Dancer's Lament
- Author: Ian Cameron Esslemont
- Cover artist: Steve Stone
- Language: English
- Series: Path to Ascendancy
- Genre: High fantasy
- Publisher: Bantam Books (UK & Canada) & Tor Books (USA)
- Publication date: 25 February 2016
- Publication place: United Kingdom
- Media type: Print (Hardback)
- Pages: 416 pp (Bantam UK hardcover edition)
- ISBN: 0-593-07434-3 (Bantam UK hardcover edition)
- Followed by: Deadhouse Landing

= Dancer's Lament =

2016 novel by Ian Cameron Esslemont

Dancer's Lament is the first novel of the Path to Ascendancy trilogy by Canadian author Ian Cameron Esslemont. Set in the world of the Malazan Book of the Fallen, Dancer's Lament tells the story of the founding of the Malazan empire.

==Development==
In a 2016 interview with The Critical Dragon, Esslemont states he intended Dancer's Lament to be a potential new starting point in the Malazan world. He goes on to say he has plans for three novels in the Path to Ascendancy series, but "the door is open" for further books.

==Plot==
Dancer's Lament takes place before The Malazan Book of the Fallen. It tells the story of how Dancer and Kellanved meet and found the Malazan Empire.

==Critical reception==
Dancer's Lament received mostly positive reviews.

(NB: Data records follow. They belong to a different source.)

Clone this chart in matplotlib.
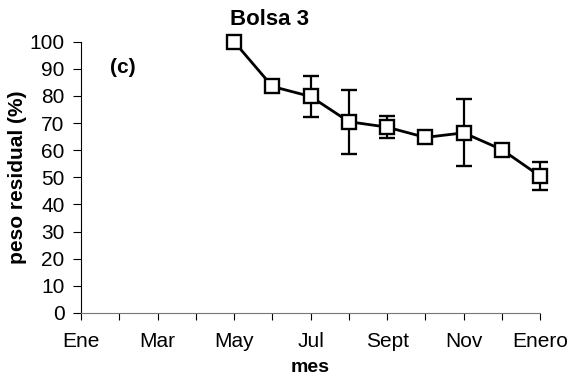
import matplotlib.pyplot as plt
import numpy as np

plt.rcParams["font.family"] = ["Liberation Sans", "DejaVu Sans"]

# months counted from Ene (0) to Enero of the next year (12)
month_pos = [4, 5, 6, 7, 8, 9, 10, 11, 12]
peso = [100, 83.5, 79.8, 70.5, 68.5, 64.7, 66.4, 60.2, 50.4]
err = [0, 1.5, 7.5, 11.8, 4.0, 1.0, 12.3, 0, 5.2]

tick_labels = ["Ene", "Mar", "May", "Jul", "Sept", "Nov", "Enero"]

fig = plt.figure(figsize=(5.71, 3.76), dpi=100)
ax = fig.add_axes([0.142, 0.168, 0.804, 0.721])

lines = ax.errorbar(
    month_pos, peso, yerr=err,
    color="black", linewidth=2.0,
    marker="s", markersize=9.5, markerfacecolor="white",
    markeredgecolor="black", markeredgewidth=1.7,
    ecolor="black", elinewidth=1.6, capsize=5.5, capthick=1.6,
)
for art in lines.lines[:1] + tuple(lines.lines[1]) + tuple(lines.lines[2]):
    art.set_clip_on(False)

ax.set_xlim(0, 12)
ax.set_ylim(0, 100)
ax.set_xticks(np.arange(0, 13, 1))
ax.set_xticklabels(["" if i % 2 else tick_labels[i // 2] for i in range(13)])
ax.set_yticks(np.arange(0, 101, 10))

for s in ["top", "right"]:
    ax.spines[s].set_visible(False)
ax.spines["bottom"].set_linestyle((0, (2, 1)))
ax.spines["bottom"].set_color("#777777")
ax.spines["left"].set_linewidth(0.8)
ax.tick_params(axis="both", direction="out", length=5, width=0.8, labelsize=15)
ax.tick_params(axis="x", pad=9)
ax.tick_params(axis="y", length=6, pad=6)

ax.set_title("Bolsa 3", fontsize=16, fontweight="bold", x=0.41, pad=12)
ax.set_ylabel("peso residual (%)", fontsize=15, fontweight="bold", labelpad=2)
ax.text(0.062, 0.905, "(c)", transform=ax.transAxes, fontsize=15,
        fontweight="bold", va="center")
# "mes" sits right under the Jul label, as in the original
fig.text(0.142 + 0.804 * 0.5, 0.0, "mes", fontsize=14, fontweight="bold",
         ha="center", va="bottom")

fig.savefig("out.png", dpi=100)
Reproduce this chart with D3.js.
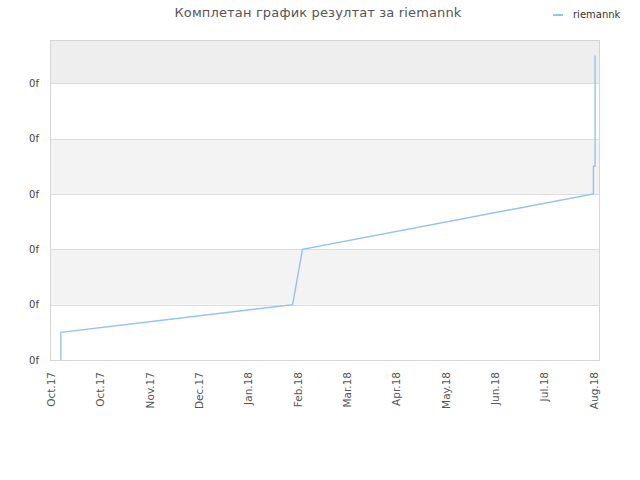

Bill Capossere called it "a highly entertaining origin story" that was "streamlined, tightly-plotted and structured."

Fantasy Book Review gave it an 8 out of 10, calling it "a brilliant return to one of the most majestic and mystifying fantasy worlds ever to be created."

The Quill to Live gave it an 8.5 out of 10, calling it "good, probably even great" but noting it falls short "due to its lack of heavy hearted scenes."